Hay algo extraño en la disputa entre el Senado y el Gobierno por el nombramiento de ministros a la Corte Suprema. La cara de esta disputa es la jueza Repetto. Pero ella no es el problema. Al contrario, parece la víctima de una errada comprensión institucional.
La Constitución dispone que el nombramiento es del Presidente, “con acuerdo del Senado”. Esto es así hace 21 años. Hasta ahora, la práctica ha sido un acuerdo previo entre el Gobierno y los senadores, de tal manera que cuando el o la nominada comparecía ante el Senado, la cuestión ya estaba resuelta.
Un estudio que hicimos con Andrés Hernando en el CEP muestra que, en promedio, el nombramiento de “internos” (jueces de carrera) ha tomado 76,6 días. De estos, 51 (66,5%) los ha usado el Gobierno desde que recibe la quina de la Corte Suprema hasta que hace su propuesta al Senado. En el caso del nombramiento de “externos”, el promedio han sido 153 días, de los cuales el Gobierno ha usado 116 (75,7%) para proponer al Senado. Ese ha sido el momento de la negociación.
Esto tenía algo bueno y algo malo. Bueno, porque ayudaba a asegurar la nominación. Malo, porque transformaba la audiencia y deliberación del Senado —la única instancia en que es posible el escrutinio público— en un ritual vacío.
Después del caso Lusic, el Gobierno envió el nombre de la ministra Repetto directo al Senado.
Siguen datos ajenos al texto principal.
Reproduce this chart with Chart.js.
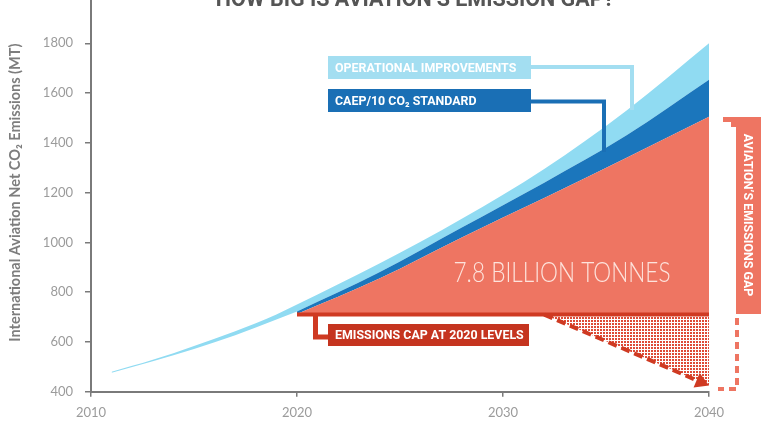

Varios senadores han alegado por no haber sido consultados antes. ¿No deberían estar contentos porque ahora tienen la posibilidad de examinar y escrutar la elección del Gobierno de una manera deliberativa y pública? ¿No es una oportunidad para reafirmar el papel de los parlamentarios frente al Presidente y de cara a la ciudadanía?
Desaprovecharla sería otro balazo que el Congreso se dispara en el pie. Una nueva rendición parlamentaria en el camino hacia el presidencialismo perfecto.